Write, Don’t Ruminate: Musings About the Motives of Corrupt Judges
I should be asleep.
Instead, I am wondering what makes Judge Susan K. Weaver in Arkansas make decisions that appear both irrational and cruel.
She probably didn’t wake up one morning and think, “It will be fun to take a sixty-year-old woman’s retirement away from her.”
But what happens when old connections come calling, reminding her of past favors, shared history, or mutual interests? In small legal circles, old friendships, old debts, and old ambitions tend to resurface at just the right time. Maybe it wasn’t a direct call from an old friend—maybe it was a favor for a friend of a friend, the kind of unspoken arrangement that keeps the system running smoothly.
And why would a court reporter, Jana Perry, risk her reputation and possible criminal charges by falsifying transcriptions of hearings, like she did on the Pietrczak case? Court reporters hold an extraordinary power—recording, preserving, and, at times, shaping history. When a transcript deviates from reality, one has to wonder: was it a mistake, or was there a reason for the alteration?

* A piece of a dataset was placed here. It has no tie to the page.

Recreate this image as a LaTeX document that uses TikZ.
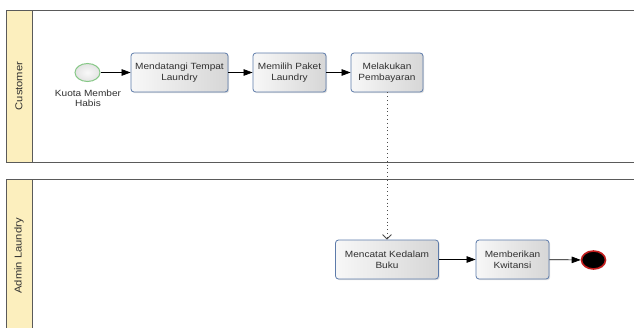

It’s curious, to say the least, that Jana Perry’s name intersects with legal controversies involving Judge Weaver. Coincidence? Maybe. But in the world of law, coincidences are often just patterns we haven’t fully unraveled yet.
Most people don’t think they’re evil. Even the worst villains rationalize their choices. Corruption isn’t always about greed or malice—it’s often about convenience. It’s easier to go along with the system than to stand against it. It’s easier to help a friend than to do what’s right. And once that first compromise is made, the next one comes easier.
Until one day, you wake up and find yourself as Judge Susan Weaver.
So maybe that’s how it happens. It’s not one big choice, but a series of small ones. A favor here, a shortcut there. A whisper instead of a wager. And before long, you’re not just playing the game—you own the game.
And people like Judge Susan Weaver get to keep playing, while the rest of us pay the price.